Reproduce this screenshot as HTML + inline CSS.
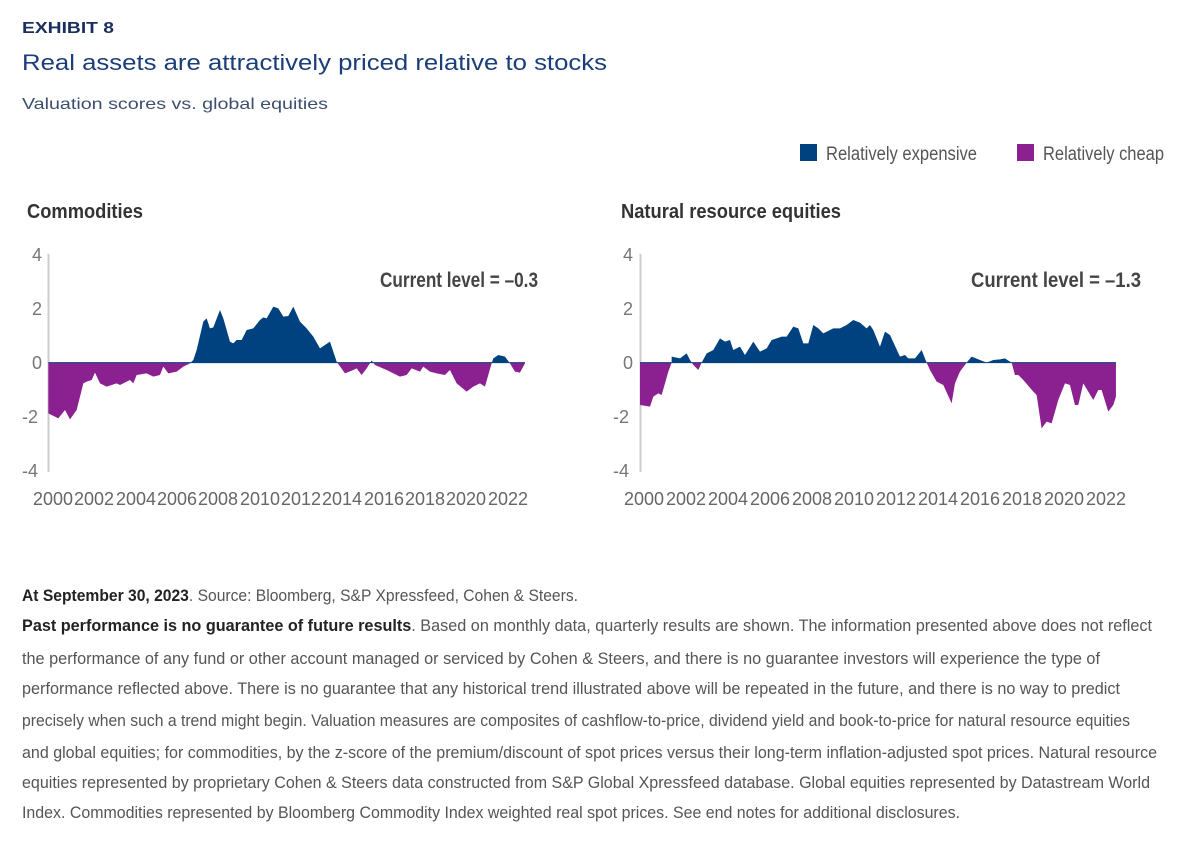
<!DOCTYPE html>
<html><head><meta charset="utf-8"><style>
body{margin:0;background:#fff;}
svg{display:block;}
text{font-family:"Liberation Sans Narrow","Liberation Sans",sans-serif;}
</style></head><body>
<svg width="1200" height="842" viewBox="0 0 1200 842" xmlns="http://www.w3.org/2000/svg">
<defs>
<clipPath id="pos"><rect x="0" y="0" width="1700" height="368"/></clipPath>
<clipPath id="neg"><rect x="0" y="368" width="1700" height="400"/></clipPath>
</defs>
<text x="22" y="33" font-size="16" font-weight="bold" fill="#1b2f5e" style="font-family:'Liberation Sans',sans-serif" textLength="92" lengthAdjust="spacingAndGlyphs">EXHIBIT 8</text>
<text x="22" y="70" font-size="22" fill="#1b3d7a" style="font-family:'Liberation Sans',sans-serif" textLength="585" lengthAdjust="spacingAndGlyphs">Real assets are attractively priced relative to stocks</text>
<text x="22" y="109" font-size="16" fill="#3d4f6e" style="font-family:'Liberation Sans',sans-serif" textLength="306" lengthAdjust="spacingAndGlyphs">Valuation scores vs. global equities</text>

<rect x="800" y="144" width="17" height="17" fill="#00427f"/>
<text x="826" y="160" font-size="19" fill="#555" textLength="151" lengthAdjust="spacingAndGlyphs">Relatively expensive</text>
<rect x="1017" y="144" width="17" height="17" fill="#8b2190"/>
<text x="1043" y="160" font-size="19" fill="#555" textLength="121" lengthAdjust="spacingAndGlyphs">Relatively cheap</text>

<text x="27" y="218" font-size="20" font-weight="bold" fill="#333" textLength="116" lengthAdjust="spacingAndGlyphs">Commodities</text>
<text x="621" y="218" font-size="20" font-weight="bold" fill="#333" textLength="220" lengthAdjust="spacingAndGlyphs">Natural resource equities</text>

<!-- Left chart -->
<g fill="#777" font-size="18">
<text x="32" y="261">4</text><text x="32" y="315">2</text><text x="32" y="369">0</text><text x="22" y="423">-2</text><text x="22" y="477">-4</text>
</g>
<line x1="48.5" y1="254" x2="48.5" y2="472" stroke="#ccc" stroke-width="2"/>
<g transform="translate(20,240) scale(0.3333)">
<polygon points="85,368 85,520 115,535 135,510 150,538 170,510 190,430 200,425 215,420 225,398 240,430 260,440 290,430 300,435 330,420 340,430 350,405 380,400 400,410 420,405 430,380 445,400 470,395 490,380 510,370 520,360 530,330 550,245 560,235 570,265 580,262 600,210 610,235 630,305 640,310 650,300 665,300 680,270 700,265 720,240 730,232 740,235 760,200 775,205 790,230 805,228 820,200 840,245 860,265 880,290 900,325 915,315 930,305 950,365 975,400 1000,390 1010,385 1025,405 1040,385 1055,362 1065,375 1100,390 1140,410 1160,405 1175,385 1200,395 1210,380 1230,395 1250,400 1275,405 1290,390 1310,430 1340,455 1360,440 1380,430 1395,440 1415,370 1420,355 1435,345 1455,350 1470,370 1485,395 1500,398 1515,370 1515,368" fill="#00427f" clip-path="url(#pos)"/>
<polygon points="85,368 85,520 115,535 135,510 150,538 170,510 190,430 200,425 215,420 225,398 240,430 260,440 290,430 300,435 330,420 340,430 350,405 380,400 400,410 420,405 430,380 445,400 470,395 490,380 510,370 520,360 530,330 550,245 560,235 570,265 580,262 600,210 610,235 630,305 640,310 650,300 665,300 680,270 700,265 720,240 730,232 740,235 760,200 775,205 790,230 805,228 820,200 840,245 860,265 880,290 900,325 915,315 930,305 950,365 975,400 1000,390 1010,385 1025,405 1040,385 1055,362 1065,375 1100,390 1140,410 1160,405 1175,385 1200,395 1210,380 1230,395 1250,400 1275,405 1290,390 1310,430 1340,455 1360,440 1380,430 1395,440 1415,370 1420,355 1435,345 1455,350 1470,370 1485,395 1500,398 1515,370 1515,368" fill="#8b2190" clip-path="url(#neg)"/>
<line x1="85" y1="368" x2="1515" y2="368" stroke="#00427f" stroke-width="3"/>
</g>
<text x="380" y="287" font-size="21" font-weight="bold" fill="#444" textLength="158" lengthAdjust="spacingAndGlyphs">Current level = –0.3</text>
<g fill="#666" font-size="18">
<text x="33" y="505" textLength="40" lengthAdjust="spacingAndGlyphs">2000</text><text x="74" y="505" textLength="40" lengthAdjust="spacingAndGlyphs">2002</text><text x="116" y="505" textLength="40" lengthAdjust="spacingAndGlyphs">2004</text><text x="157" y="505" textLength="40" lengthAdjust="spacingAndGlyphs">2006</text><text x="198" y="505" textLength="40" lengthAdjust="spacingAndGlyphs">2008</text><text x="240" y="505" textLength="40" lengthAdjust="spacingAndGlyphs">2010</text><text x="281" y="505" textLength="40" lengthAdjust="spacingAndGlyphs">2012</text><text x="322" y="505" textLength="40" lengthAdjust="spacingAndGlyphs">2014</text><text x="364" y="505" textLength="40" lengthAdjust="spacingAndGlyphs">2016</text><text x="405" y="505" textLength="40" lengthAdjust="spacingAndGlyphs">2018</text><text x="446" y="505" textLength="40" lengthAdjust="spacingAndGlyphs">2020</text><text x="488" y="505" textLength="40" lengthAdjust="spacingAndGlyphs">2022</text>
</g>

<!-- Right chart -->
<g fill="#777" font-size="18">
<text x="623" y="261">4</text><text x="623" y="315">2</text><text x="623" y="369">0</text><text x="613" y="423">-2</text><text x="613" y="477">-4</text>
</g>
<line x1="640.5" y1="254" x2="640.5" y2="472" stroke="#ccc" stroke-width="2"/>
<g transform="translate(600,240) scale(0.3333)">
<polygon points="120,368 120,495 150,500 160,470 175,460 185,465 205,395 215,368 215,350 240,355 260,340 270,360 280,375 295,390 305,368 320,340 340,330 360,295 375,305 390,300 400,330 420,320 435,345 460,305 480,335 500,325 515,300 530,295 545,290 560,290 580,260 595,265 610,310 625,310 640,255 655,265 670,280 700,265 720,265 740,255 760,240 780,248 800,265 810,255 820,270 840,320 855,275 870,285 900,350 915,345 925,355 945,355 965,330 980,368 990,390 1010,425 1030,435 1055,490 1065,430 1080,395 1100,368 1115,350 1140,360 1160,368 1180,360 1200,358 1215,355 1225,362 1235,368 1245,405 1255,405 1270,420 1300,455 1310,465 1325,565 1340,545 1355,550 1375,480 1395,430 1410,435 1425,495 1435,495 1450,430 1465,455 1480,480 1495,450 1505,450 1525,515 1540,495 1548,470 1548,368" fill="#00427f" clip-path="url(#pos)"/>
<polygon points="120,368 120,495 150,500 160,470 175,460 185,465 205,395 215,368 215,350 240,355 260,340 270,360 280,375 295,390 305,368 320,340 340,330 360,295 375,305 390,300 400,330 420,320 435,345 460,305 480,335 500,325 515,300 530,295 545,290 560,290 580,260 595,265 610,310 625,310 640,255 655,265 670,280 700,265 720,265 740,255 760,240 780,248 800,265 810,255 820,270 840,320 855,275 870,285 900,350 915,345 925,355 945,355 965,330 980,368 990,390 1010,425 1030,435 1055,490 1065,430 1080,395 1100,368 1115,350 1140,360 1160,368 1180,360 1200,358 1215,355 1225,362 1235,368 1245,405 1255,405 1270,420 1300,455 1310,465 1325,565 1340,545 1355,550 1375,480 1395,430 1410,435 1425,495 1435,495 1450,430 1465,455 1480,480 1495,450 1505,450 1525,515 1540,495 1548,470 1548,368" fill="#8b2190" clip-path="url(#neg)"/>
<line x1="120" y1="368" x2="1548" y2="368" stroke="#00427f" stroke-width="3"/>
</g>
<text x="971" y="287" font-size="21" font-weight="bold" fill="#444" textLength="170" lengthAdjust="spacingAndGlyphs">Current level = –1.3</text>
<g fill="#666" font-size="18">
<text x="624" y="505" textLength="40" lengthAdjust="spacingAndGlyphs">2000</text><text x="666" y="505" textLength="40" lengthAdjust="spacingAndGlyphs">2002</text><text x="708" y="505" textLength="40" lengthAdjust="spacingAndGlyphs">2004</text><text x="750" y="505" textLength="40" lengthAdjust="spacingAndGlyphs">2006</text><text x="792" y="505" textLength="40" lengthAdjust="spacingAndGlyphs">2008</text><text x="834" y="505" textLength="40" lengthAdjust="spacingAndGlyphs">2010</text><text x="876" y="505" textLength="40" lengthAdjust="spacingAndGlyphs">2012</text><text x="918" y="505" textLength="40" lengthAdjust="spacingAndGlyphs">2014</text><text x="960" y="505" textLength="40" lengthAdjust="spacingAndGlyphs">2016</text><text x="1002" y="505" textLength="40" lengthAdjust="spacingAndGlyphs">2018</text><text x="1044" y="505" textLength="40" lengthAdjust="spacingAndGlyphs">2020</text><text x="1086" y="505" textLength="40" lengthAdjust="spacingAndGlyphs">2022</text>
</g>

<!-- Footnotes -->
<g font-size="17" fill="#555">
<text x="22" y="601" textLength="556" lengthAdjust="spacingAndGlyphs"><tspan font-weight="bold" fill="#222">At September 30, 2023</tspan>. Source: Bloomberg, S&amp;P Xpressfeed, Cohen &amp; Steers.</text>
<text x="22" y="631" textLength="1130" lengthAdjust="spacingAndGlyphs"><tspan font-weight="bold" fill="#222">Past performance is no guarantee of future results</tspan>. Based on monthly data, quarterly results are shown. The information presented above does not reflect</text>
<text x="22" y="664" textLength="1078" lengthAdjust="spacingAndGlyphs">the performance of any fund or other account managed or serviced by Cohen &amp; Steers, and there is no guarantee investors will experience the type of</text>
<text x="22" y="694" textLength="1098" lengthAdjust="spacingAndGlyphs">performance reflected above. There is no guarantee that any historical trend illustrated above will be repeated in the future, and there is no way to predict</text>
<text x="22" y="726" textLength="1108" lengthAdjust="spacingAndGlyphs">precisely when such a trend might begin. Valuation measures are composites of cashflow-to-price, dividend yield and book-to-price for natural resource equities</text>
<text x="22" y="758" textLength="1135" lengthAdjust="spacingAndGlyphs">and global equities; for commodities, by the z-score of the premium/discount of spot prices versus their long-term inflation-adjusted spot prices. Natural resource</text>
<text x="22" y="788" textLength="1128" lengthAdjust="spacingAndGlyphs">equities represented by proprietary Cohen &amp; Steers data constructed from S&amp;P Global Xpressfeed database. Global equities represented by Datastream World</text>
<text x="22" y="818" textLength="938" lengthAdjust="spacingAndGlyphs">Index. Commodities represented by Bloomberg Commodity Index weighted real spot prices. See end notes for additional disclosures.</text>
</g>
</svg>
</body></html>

--

**Instruction:**
Set down again, exactly, the lines of the material above from its first line to the one with "vs. global equities</text>", inclusive. Leave the pictures out.

**Result:**
Reproduce this screenshot as HTML + inline CSS.
<!DOCTYPE html>
<html><head><meta charset="utf-8"><style>
body{margin:0;background:#fff;}
svg{display:block;}
text{font-family:"Liberation Sans Narrow","Liberation Sans",sans-serif;}
</style></head><body>
<svg width="1200" height="842" viewBox="0 0 1200 842" xmlns="http://www.w3.org/2000/svg">
<defs>
<clipPath id="pos"><rect x="0" y="0" width="1700" height="368"/></clipPath>
<clipPath id="neg"><rect x="0" y="368" width="1700" height="400"/></clipPath>
</defs>
<text x="22" y="33" font-size="16" font-weight="bold" fill="#1b2f5e" style="font-family:'Liberation Sans',sans-serif" textLength="92" lengthAdjust="spacingAndGlyphs">EXHIBIT 8</text>
<text x="22" y="70" font-size="22" fill="#1b3d7a" style="font-family:'Liberation Sans',sans-serif" textLength="585" lengthAdjust="spacingAndGlyphs">Real assets are attractively priced relative to stocks</text>
<text x="22" y="109" font-size="16" fill="#3d4f6e" style="font-family:'Liberation Sans',sans-serif" textLength="306" lengthAdjust="spacingAndGlyphs">Valuation scores vs. global equities</text>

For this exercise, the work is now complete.